CineVegas 2008

Happy Birthday, Harris Malden

The Sweaty Robot crew lending humor and some depth to “Happy Birthday, Harris Malden.”

The filmmaking collective known as Sweaty Robot (Juan Cardarelli, Nick Gregorio, Ben Davidow, Matthew Sanchez, Eric Levy) write, direct and star in Happy Birthday, Harris Malden, but unlike other groups who’ve taken this route (Broken Lizard, Kids in the Hall, Monty Python), they’re less a sketch-comedy troupe (although they are known for comedic online short films) than a self-contained production company. For such a collaborative effort, Happy Birthday never comes off as disjointed or inconsistent, but anyone hoping for the absurd hilarity of the group’s aforementioned forebears may end up disappointed.
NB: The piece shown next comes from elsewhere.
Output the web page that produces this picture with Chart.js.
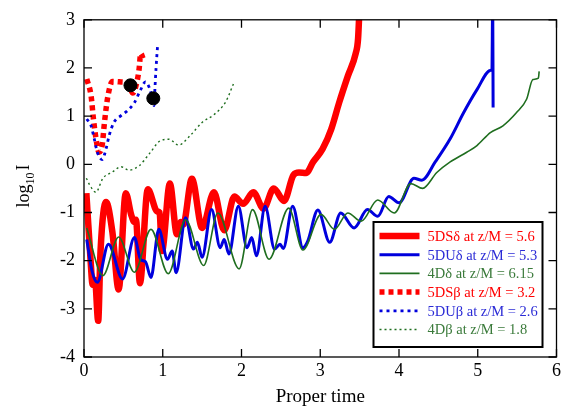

Happy Birthday, Harris Malden
Nick Gregorio, Eric Levy, Juan Cardarelli, Brigitte Hagerman
Directed by Sweaty Robot
Plays again June 16 at 7 p.m.

Rather than a laugh-out-loud comedy, Happy Birthday is more of a quirky character study, focused mainly on Paul (Levy), best friend to title character Harris (Gregorio). Paul, Harris and Harris’ brother Melvin (Cardarelli) are all in the 20s and all still live in the same Philadelphia neighborhood where they grew up—not that they’ve really grown up all that much. Paul, the most mature, still lives with his grandmother but has a stable job as an architect, a steady girlfriend and a vague plan to finally move out of the neighborhood.

Immature goof-off Melvin works apathetically at a discount retail store, but it’s Harris whose growth is the most stunted of all: Traumatized by a fire that killed his dad and left him scarred mentally and physically when he was five years old, Harris never leaves the confines of the few blocks surrounding his house, can’t even look at a flame and, in a gimmick both comedic and poignant, walks around constantly with a ridiculous mustache drawn on his face, since burns prevent him from growing facial hair.

It sounds far more disturbing than it is, as the Sweaty Robot guys downplay the more unpleasant implications (the incident itself is represented via cardboard cutouts during the opening credits) and instead use the goofy faux facial hair as a metaphor for Harris’ need to find closure and move on. The movie’s not quite serious enough to explore that issue thoroughly, and it’s not funny enough to work as a crazy comedy (a silly subplot about Melvin inexplicably becoming a model doesn’t work at all). Although Levy and Gregorio both give strong and even nuanced performances, Happy Birthday ends up stuck in an uncomfortable middle ground, both in tone and in overall quality.